Breast cancer cause highest number of deaths globally and is the most common type of cancer among women [
20,
21]. The development of new treatments is halted mainly because of drug resistance and less knowledge about tumor cell signaling pathways. Over the past decade, a class of small, non-coding, single-stranded RNAs known as miRNAs has emerged as major regulators of the initiation and progression of human cancers, including breast cancer [
22,
23]. Importantly, dysregulated and dysfunctional miRNAs play a causal role in cancer etiology because miRNAs can affect the translation and stability of targeted oncogenes and tumor suppressors, which eventually influences cellular physiology [
4‐
6]. In the present study, we detected significant reduction of miR-124-3p in breast cancer tissues. As one of the most enriched miRNAs in the brain of mammals [
24], miR-124-3p is involved in both brain development and neuronal function [
25,
26]. Recently, miR-124-3p has been identified as a tumor suppressor in some cancers, including hepatocellular carcinoma [
27], cervical cancer [
28] and gastric cancer [
29]. However, the function of miR-124-3p in breast cancer is largely unknown. In the present study, we found that miR-124-3p can suppress the proliferation and invasion of breast cancer cells, suggesting that miR-124-3p may play a critical role in the negative regulation of growth and metastasis of breast cancer. Accumulating evidence suggests that proliferation and invasion of cells are very important in carcinogenesis and its progression [
30]. The results indicate that miR-124-3p may serve as an ideal therapeutic target for breast cancer. Additional work is needed to characterize the feasibility of targeting miR-124-3p in cancer therapy and develop simplified and cost-effective methods.
The CBL families are highly conserved ubiquitin ligases.
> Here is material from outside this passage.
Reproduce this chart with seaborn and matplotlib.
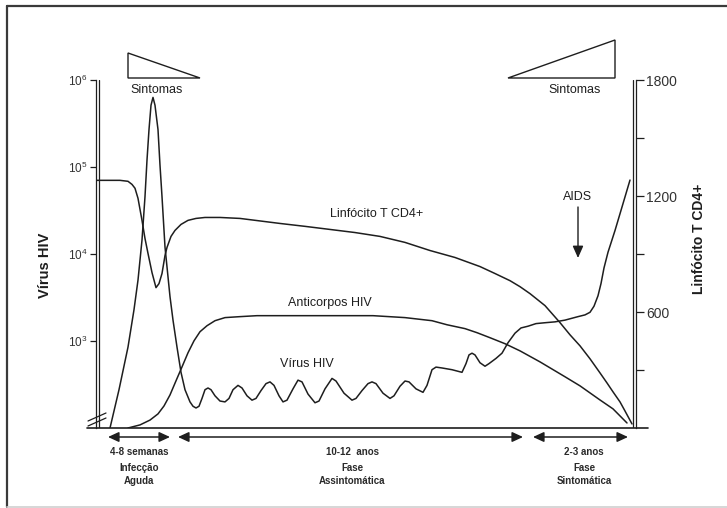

Thus far, three mammalian homologs have been defined — CBL (also known as c-CBL), CBL-b and CBL-c — which vary from one another on the basis of difference in length of C termini and their property to work as adaptors [
31]. Among the three homologs of the family, CBL is mainly known as a ubiquitin E3 ligase that is responsible for signal transduction in different cell types against various types of stimuli [
32,
33]. It is thought that the predominant function of CBL is causing ubiquitination of active RTKs thereby resulting in negative regulation of their signaling and directing them towards lysosomes to degrade [
34]. From this point of view, CBL may act mainly as a tumor suppressor in the pathogenesis of human cancers. For example, some studies revealed a role of CBL in restricting tumor cell proliferation and invasion [
35,
36]. Conversely, CBL is regarded as a proto-oncogene with numerous mutations and important roles in some cancers, including myeloid neoplasms [
37], colorectal cancer [
38] and glioma [
19]. Thus, if CBL acts as a tumor suppressor or an oncogene is dependent on the cell and tumor types. Under different circumstances, CBL may exert opposite functions. In breast cancer, the expression profile of CBL has not been systematically investigated and the precise function of this gene remains unclear. Overall, the findings of this study demonstrated that CBL is overexpressed in human breast cancer tissues and that the aberrant expression of CBL is responsible for the malignant behaviors of breast cancer cells. Consistently, it was reported that CBL blocks the tumor suppressor activity of TGF-β and enhances breast tumor formation [
17]. Furthermore, the molecular mechanism accounting for the aberrant upregulation of CBL in breast cancer was investigated. Mechanistic studies revealed that miR-124-3p directly binds the CBL 3’-UTR and inhibit CBL expression, and that CBL overexpression sufficiently attenuates the inhibitory effects of miR-124-3p on breast cancer cell proliferation and invasion. Therefore, the modulation of CBL by miR-124-3p may explain why the downregulation of miR-124-3p can promote the development of breast cancer.